Knowing when to step in and protect your aging parents from financial scammers — or themselves — can be tricky. (iStock/iStock)

Taking care of our independent-minded elderly parents can be a huge challenge.

That challenge will increase as parents grow older. Between 7 million and 10 million adults are caring for aging parents from a long distance, according to Pew Research Center.

Meanwhile, financial fraud against older Americans costs them as much as $36.5 billion a year, the Consumer Financial Protection Bureau says.

So a good question is: How do you know it is time to step in to protect your parents from financial predators or even from themselves?

“There are two decisions that become particularly difficult as our loved ones age,” says Sen. Susan Collins of Maine, head of the Senate Committee on Aging. “One is deciding when it is no longer safe for them to be driving. The second is when it is no longer prudent for them to handling their own financial affairs. Both are difficult decisions.”

Knowing when to step in can be emotional and complicated. But financial planners say there are telltale signs.

“More often than not, it’s the kids coming to us asking for help,” says Ryan Wibberley, CEO of CIC Wealth in Gaithersburg. “They may not want to have the conversations with parents. Elderly parents are reluctant to tell them about finances.”

Financial adviser Tom West, a partner at SEIA in Tysons Corner, says: “The biggest challenges of adult children and aging parents usually have to do with the ideas of privacy, control and independence — ‘I don’t want you to know my stuff.’ It may be because of embarrassment.”

West adds, “I’ve met a lot of aging parents that would prefer to suffer mildly than to burden the kids.”

Collins says there are a number of warning signs. “One is failing to pay bills on time and confusion about whether or not bills have been paid,” she says. “Indications that he or she can no longer manage a checking account.”

Another, she says, “is if you are seeing unusual withdrawals that are not tied to a purchase, like a washing machine or a new car.”

Leslie Thompson, partner at Spectrum Management in Indianapolis, cites others.

“If we notice things are different, like forgetfulness, bouncing checks or needing money outside of the norm, we will have conversations with our clients,” she says. “If we feel the client is in danger, we will contact the family.”

Michelle Jacko, CEO of Jacko Law Group in San Diego, says one longtime client missed an appointment with a financial adviser, who then made a home appointment.
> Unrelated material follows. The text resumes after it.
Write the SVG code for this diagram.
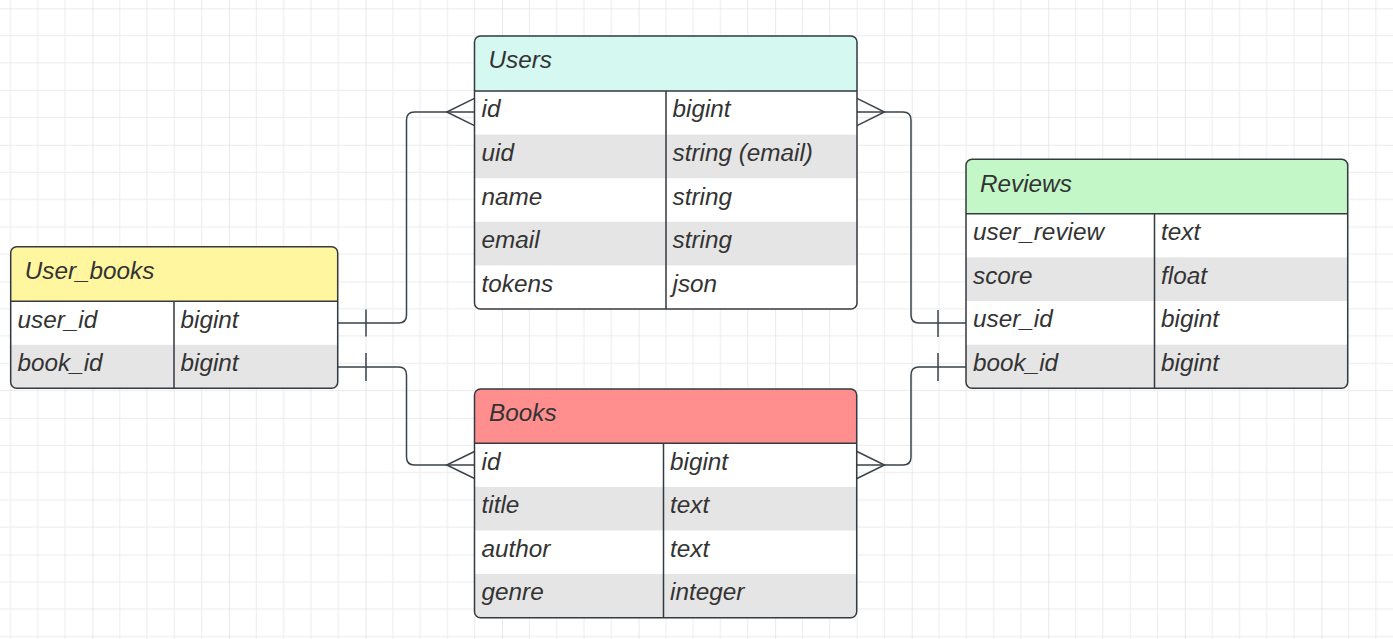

The adviser discovered that the client was disheveled. A man half her age was living there and ordered the adviser to leave. The adviser reported the situation to financial regulators and law enforcement officials, and the woman is now getting help.

Jacko says people can take steps to prepare: Organize financial documents and create a durable power of attorney. Also, she says, interview your parents’ financial advisers and get to know what your parents want.

Collins has introduced a bill, the Senior Safe Act, which would empower banks and credit unions to combat financial abuse.

“It’s similar to a law we have in Maine that has been valuable,” she says. In one case, a teller noticed a customer was suddenly making large withdrawals. The manager notified family members, who discovered she was a victim of a scam.

“In the bill, we say that if the front-line workers at financial institutions, like bank or credit unions, are trained to recognize these signs and report their concerns in good faith to the authorities, they are not violating bank secrecy laws,” she says. “We have been able to stop some truly sad situations.”